The task: Give the listing again in full, exactly as written.

Stored data:

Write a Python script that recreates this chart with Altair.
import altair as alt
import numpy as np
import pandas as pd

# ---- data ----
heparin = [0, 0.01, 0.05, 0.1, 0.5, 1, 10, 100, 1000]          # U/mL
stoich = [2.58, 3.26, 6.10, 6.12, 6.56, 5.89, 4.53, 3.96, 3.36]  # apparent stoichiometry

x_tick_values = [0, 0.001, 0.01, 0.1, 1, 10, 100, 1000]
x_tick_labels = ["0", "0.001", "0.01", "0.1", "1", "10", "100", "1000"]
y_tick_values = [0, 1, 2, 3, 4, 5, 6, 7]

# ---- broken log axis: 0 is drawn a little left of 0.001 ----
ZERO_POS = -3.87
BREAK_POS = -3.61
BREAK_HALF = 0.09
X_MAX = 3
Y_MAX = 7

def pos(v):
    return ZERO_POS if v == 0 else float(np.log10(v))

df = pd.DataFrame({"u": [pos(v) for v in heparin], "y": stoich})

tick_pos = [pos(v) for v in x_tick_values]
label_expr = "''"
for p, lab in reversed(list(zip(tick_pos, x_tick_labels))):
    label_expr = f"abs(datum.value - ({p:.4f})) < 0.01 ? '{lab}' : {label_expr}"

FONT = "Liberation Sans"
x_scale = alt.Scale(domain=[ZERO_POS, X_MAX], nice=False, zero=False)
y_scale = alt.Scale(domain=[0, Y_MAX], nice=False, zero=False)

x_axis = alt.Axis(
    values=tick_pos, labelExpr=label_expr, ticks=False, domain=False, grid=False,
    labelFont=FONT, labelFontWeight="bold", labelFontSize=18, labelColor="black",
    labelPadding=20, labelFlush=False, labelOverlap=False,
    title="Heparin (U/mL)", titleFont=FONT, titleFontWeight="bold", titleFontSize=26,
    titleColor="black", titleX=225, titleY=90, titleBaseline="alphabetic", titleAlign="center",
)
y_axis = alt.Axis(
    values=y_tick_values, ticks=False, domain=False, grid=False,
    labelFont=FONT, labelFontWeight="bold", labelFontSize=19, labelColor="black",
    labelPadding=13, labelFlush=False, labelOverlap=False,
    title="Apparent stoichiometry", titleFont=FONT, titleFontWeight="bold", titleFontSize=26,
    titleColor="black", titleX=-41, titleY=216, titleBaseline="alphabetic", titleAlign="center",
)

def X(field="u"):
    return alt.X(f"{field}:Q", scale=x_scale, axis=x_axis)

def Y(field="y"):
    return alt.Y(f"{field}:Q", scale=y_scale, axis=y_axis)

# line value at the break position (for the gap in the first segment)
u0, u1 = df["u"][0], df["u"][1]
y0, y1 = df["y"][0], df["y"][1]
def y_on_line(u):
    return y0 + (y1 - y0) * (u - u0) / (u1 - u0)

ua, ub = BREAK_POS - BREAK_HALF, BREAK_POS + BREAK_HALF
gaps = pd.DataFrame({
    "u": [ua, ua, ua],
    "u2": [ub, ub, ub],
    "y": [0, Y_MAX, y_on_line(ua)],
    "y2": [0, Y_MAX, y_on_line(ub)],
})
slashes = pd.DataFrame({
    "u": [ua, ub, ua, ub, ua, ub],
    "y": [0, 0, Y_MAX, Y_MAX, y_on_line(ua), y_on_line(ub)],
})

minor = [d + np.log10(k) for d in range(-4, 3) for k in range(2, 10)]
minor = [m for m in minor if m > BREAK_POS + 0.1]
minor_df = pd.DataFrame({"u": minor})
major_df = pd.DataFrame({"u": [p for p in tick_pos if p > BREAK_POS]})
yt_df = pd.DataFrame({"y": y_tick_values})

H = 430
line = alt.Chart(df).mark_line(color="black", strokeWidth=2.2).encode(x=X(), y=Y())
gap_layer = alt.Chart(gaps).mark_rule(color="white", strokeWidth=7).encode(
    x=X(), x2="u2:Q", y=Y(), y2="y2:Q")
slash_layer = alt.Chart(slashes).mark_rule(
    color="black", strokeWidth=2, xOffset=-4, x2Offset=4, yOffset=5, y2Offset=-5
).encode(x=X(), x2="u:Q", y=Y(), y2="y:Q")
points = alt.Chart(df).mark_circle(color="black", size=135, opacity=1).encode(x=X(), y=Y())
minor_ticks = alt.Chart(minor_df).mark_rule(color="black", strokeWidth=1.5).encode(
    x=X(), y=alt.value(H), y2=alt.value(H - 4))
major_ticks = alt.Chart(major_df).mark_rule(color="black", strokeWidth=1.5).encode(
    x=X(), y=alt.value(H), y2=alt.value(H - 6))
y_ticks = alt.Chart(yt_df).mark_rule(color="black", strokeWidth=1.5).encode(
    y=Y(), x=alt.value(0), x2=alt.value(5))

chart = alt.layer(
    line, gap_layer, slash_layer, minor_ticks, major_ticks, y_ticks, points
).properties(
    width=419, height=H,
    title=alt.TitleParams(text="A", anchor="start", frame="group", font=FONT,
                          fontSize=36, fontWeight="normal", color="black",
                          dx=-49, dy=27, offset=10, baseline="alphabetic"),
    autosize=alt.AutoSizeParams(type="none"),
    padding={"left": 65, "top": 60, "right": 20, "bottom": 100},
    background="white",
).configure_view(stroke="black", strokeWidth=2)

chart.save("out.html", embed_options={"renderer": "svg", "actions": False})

Answer to this problem:
Write a Python script that recreates this chart with Altair.
import altair as alt
import numpy as np
import pandas as pd

# ---- data ----
heparin = [0, 0.01, 0.05, 0.1, 0.5, 1, 10, 100, 1000]          # U/mL
stoich = [2.58, 3.26, 6.10, 6.12, 6.56, 5.89, 4.53, 3.96, 3.36]  # apparent stoichiometry

x_tick_values = [0, 0.001, 0.01, 0.1, 1, 10, 100, 1000]
x_tick_labels = ["0", "0.001", "0.01", "0.1", "1", "10", "100", "1000"]
y_tick_values = [0, 1, 2, 3, 4, 5, 6, 7]

# ---- broken log axis: 0 is drawn a little left of 0.001 ----
ZERO_POS = -3.87
BREAK_POS = -3.61
BREAK_HALF = 0.09
X_MAX = 3
Y_MAX = 7

def pos(v):
    return ZERO_POS if v == 0 else float(np.log10(v))

df = pd.DataFrame({"u": [pos(v) for v in heparin], "y": stoich})

tick_pos = [pos(v) for v in x_tick_values]
label_expr = "''"
for p, lab in reversed(list(zip(tick_pos, x_tick_labels))):
    label_expr = f"abs(datum.value - ({p:.4f})) < 0.01 ? '{lab}' : {label_expr}"

FONT = "Liberation Sans"
x_scale = alt.Scale(domain=[ZERO_POS, X_MAX], nice=False, zero=False)
y_scale = alt.Scale(domain=[0, Y_MAX], nice=False, zero=False)

x_axis = alt.Axis(
    values=tick_pos, labelExpr=label_expr, ticks=False, domain=False, grid=False,
    labelFont=FONT, labelFontWeight="bold", labelFontSize=18, labelColor="black",
    labelPadding=20, labelFlush=False, labelOverlap=False,
    title="Heparin (U/mL)", titleFont=FONT, titleFontWeight="bold", titleFontSize=26,
    titleColor="black", titleX=225, titleY=90, titleBaseline="alphabetic", titleAlign="center",
)
y_axis = alt.Axis(
    values=y_tick_values, ticks=False, domain=False, grid=False,
    labelFont=FONT, labelFontWeight="bold", labelFontSize=19, labelColor="black",
    labelPadding=13, labelFlush=False, labelOverlap=False,
    title="Apparent stoichiometry", titleFont=FONT, titleFontWeight="bold", titleFontSize=26,
    titleColor="black", titleX=-41, titleY=216, titleBaseline="alphabetic", titleAlign="center",
)

def X(field="u"):
    return alt.X(f"{field}:Q", scale=x_scale, axis=x_axis)

def Y(field="y"):
    return alt.Y(f"{field}:Q", scale=y_scale, axis=y_axis)

# line value at the break position (for the gap in the first segment)
u0, u1 = df["u"][0], df["u"][1]
y0, y1 = df["y"][0], df["y"][1]
def y_on_line(u):
    return y0 + (y1 - y0) * (u - u0) / (u1 - u0)

ua, ub = BREAK_POS - BREAK_HALF, BREAK_POS + BREAK_HALF
gaps = pd.DataFrame({
    "u": [ua, ua, ua],
    "u2": [ub, ub, ub],
    "y": [0, Y_MAX, y_on_line(ua)],
    "y2": [0, Y_MAX, y_on_line(ub)],
})
slashes = pd.DataFrame({
    "u": [ua, ub, ua, ub, ua, ub],
    "y": [0, 0, Y_MAX, Y_MAX, y_on_line(ua), y_on_line(ub)],
})

minor = [d + np.log10(k) for d in range(-4, 3) for k in range(2, 10)]
minor = [m for m in minor if m > BREAK_POS + 0.1]
minor_df = pd.DataFrame({"u": minor})
major_df = pd.DataFrame({"u": [p for p in tick_pos if p > BREAK_POS]})
yt_df = pd.DataFrame({"y": y_tick_values})

H = 430
line = alt.Chart(df).mark_line(color="black", strokeWidth=2.2).encode(x=X(), y=Y())
gap_layer = alt.Chart(gaps).mark_rule(color="white", strokeWidth=7).encode(
    x=X(), x2="u2:Q", y=Y(), y2="y2:Q")
slash_layer = alt.Chart(slashes).mark_rule(
    color="black", strokeWidth=2, xOffset=-4, x2Offset=4, yOffset=5, y2Offset=-5
).encode(x=X(), x2="u:Q", y=Y(), y2="y:Q")
points = alt.Chart(df).mark_circle(color="black", size=135, opacity=1).encode(x=X(), y=Y())
minor_ticks = alt.Chart(minor_df).mark_rule(color="black", strokeWidth=1.5).encode(
    x=X(), y=alt.value(H), y2=alt.value(H - 4))
major_ticks = alt.Chart(major_df).mark_rule(color="black", strokeWidth=1.5).encode(
    x=X(), y=alt.value(H), y2=alt.value(H - 6))
y_ticks = alt.Chart(yt_df).mark_rule(color="black", strokeWidth=1.5).encode(
    y=Y(), x=alt.value(0), x2=alt.value(5))

chart = alt.layer(
    line, gap_layer, slash_layer, minor_ticks, major_ticks, y_ticks, points
).properties(
    width=419, height=H,
    title=alt.TitleParams(text="A", anchor="start", frame="group", font=FONT,
                          fontSize=36, fontWeight="normal", color="black",
                          dx=-49, dy=27, offset=10, baseline="alphabetic"),
    autosize=alt.AutoSizeParams(type="none"),
    padding={"left": 65, "top": 60, "right": 20, "bottom": 100},
    background="white",
).configure_view(stroke="black", strokeWidth=2)

chart.save("out.html", embed_options={"renderer": "svg", "actions": False})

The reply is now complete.